Its only U.S. daytime televised broadcast was on January 22, 1984 during and as part of the telecast of the third quarter of Super Bowl XVIII. Chiat/Day also ran the ad one other time on television, in December 1983 right before the 1:00 am sign-off on KMVT in Twin Falls, Idaho, so that the advertisement could be submitted to award ceremonies for that year.

 

In addition, starting on January 17, 1984 it was screened prior to previews in movie theaters for a few weeks. It has since been seen on television commercial compilation specials, as well as in “Retro-mercials” on TV Land.
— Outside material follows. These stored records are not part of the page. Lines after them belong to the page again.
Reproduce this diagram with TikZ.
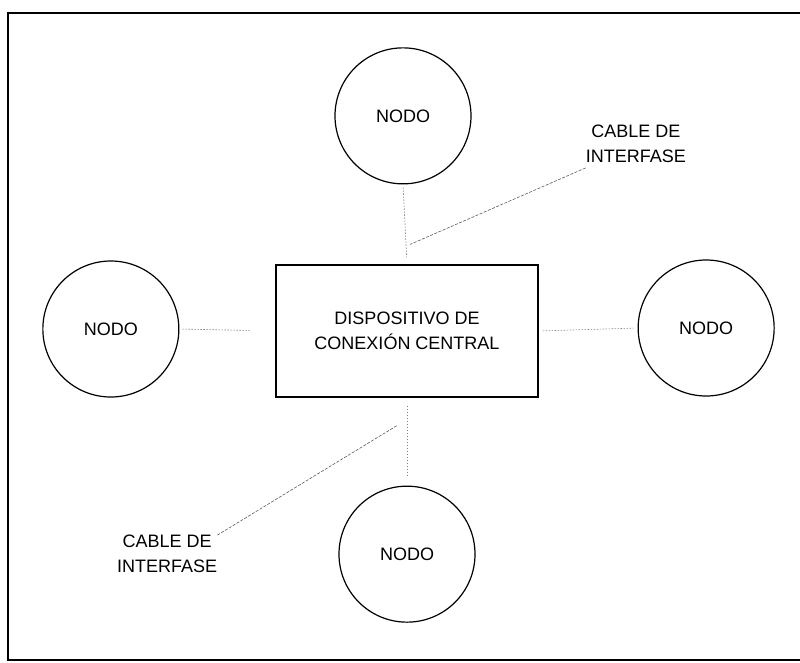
\documentclass[tikz,border=0pt]{standalone}
\usepackage{fontspec}
\setmainfont{Liberation Sans}
\usepackage{tikz}
\usetikzlibrary{positioning,calc}
\tikzset{
  nodo/.style={circle,draw,line width=1.2pt,minimum size=136pt,inner sep=0pt,
    font=\fontsize{18pt}{25pt}\selectfont},
  hub/.style={draw,line width=1.1pt,minimum width=262pt,minimum height=132pt,
    align=center,inner sep=0pt,font=\fontsize{18pt}{25pt}\selectfont},
  cabletext/.style={align=center,inner sep=0pt,font=\fontsize{18pt}{25pt}\selectfont},
  link/.style={draw=black!50,line width=0.6pt,dash pattern=on 1.5pt off 1.5pt},
  tap/.style={draw=black!65,line width=0.6pt,dash pattern=on 3pt off 1.5pt}
}
\begin{document}
\begin{tikzpicture}
  \useasboundingbox (0,0) rectangle (800pt,-662pt);
  \draw[line width=2.5pt] (800pt,-13pt) -- (8pt,-13pt) -- (8pt,-660pt) -- (800pt,-660pt);

  \node[hub] (box) at (407pt,-331pt) {DISPOSITIVO DE\\CONEXIÓN CENTRAL};
  \node[nodo,above=80pt of box,xshift=-4pt] (top) {NODO};
  \node[nodo,below=88pt of box] (bottom) {NODO};
  \node[nodo,left=96pt of box,yshift=2pt] (left) {NODO};
  \node[nodo,right=99pt of box,yshift=3pt] (right) {NODO};

  \node[cabletext,right=114pt of top,yshift=-28pt] (cable1) {CABLE DE\\INTERFASE};
  \node[cabletext,left=121pt of bottom] (cable2) {CABLE DE\\INTERFASE};
  \coordinate (tap1) at ($(box.north)+(3pt,20pt)$);
  \coordinate (tap2) at ($(box.south)+(-10pt,-28pt)$);

  \draw[link,shorten <=3pt,shorten >=7pt] (top.south) -- (box.north);
  \draw[link,shorten <=8pt,shorten >=8pt] (box.south) -- (bottom.north);
  \draw[link,shorten <=3pt,shorten >=26pt] (left.east) -- (box.west);
  \draw[link,shorten <=4pt,shorten >=4pt] (box.east) -- (right.west);

  \draw[tap] ($(cable1.south west)+(0,-5pt)$) -- (tap1);
  \draw[tap] (cable2.north east) -- (tap2);
\end{tikzpicture}
\end{document}
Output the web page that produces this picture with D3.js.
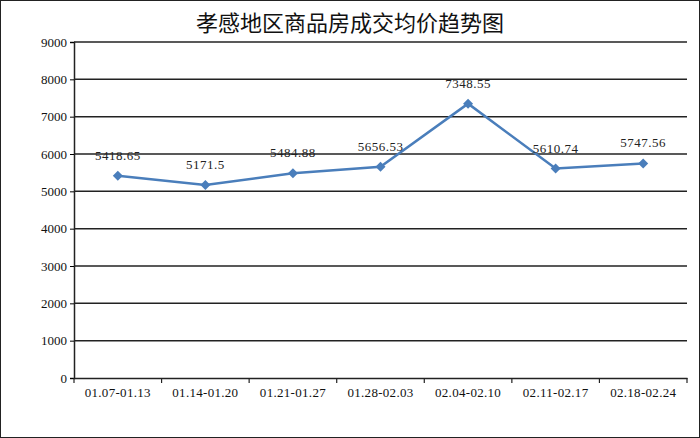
<!DOCTYPE html><html><head><meta charset="utf-8"><script src="https://cdn.jsdelivr.net/npm/d3@7"></script>
<style>body{margin:0;background:#fff}</style></head><body><svg id="c" width="700" height="438"></svg><script>
const categories=["01.07-01.13","01.14-01.20","01.21-01.27","01.28-02.03","02.04-02.10","02.11-02.17","02.18-02.24"];
const values=[5418.65,5171.5,5484.88,5656.53,7348.55,5610.74,5747.56];
const labels=["5418.65","5171.5","5484.88","5656.53","7348.55","5610.74","5747.56"];
const yTicks=[0,1000,2000,3000,4000,5000,6000,7000,8000,9000];
const svg=d3.select("#c");
svg.append("rect").attr("x",0.5).attr("y",0.5).attr("width",699).attr("height",437).attr("fill","#fff").attr("stroke","#222");
const L=74,R=687,T=42,B=378;
const x=d3.scaleBand().domain(categories).range([L,R]);
const y=d3.scaleLinear().domain([0,9000]).range([B,T]);
const font="'Liberation Serif','Noto Serif',serif";
svg.append("text").attr("x",350).attr("y",31).attr("text-anchor","middle").attr("font-family","'Noto Sans CJK SC'").attr("font-size",22).attr("fill","#111").text("孝感地区商品房成交均价趋势图");
svg.append("g").selectAll("line").data(yTicks.filter(d=>d>0)).join("line").attr("x1",L).attr("x2",R).attr("y1",d=>y(d)).attr("y2",d=>y(d)).attr("stroke","#222").attr("stroke-width",1.5);
const ya=svg.append("g").attr("transform",`translate(${L},0)`).call(d3.axisLeft(y).tickValues(yTicks).tickSize(4).tickFormat(d3.format("d")));
ya.select(".domain").attr("stroke","#222").attr("stroke-width",1.5);
ya.selectAll("text").attr("font-family",font).attr("font-size",13).attr("fill","#111");
const xa=svg.append("g").attr("transform",`translate(0,${B})`).call(d3.axisBottom(x).tickSize(0));
xa.select(".domain").attr("stroke","#222").attr("stroke-width",1.5);
xa.selectAll("text").attr("dy","1.25em").attr("font-family",font).attr("font-size",13).attr("letter-spacing",0.3).attr("fill","#111");
svg.append("g").selectAll("line").data(d3.range(categories.length+1)).join("line").attr("x1",i=>L+i*x.step()).attr("x2",i=>L+i*x.step()).attr("y1",B).attr("y2",B+5).attr("stroke","#222").attr("stroke-width",1.2);
const cx=d=>x(d)+x.bandwidth()/2;
svg.append("path").datum(values).attr("fill","none").attr("stroke","#4a7ebb").attr("stroke-width",2.5)
 .attr("d",d3.line().x((d,i)=>cx(categories[i])).y(d=>y(d)));
svg.append("g").selectAll("path").data(values).join("path").attr("d",d3.symbol(d3.symbolSquare,50)).attr("fill","#4a7ebb")
 .attr("transform",(d,i)=>`translate(${cx(categories[i])},${y(d)}) rotate(45)`);
svg.append("g").selectAll("text").data(values).join("text").attr("x",(d,i)=>cx(categories[i])).attr("y",d=>y(d)-16)
 .attr("text-anchor","middle").attr("font-family",font).attr("font-size",13).attr("letter-spacing",0.5).attr("fill","#222").text((d,i)=>labels[i]);
</script></body></html>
The estate of George Orwell and the television rightsholder to the novel 1984 considered the commercial to be a flagrant copyright infringement, and sent a cease-and-desist letter to Apple and Chiat/Day in April 1984. The commercial was never televised as a commercial after that.

 

In one interpretation of the commercial, “1984” used the unnamed heroine to represent the coming of the Macintosh (indicated by her white tank top with a cubist picture of Apple’s Macintosh computer on it) as a means of saving humanity from “conformity” (Big Brother). These images were an allusion to George Orwell’s noted novel, Nineteen Eighty-Four, which described a dystopian future ruled by a televised “Big Brother”. The rows of marching minions have direct cinematic parallels with those in the opening scenes of the classic dystopian film Metropolis.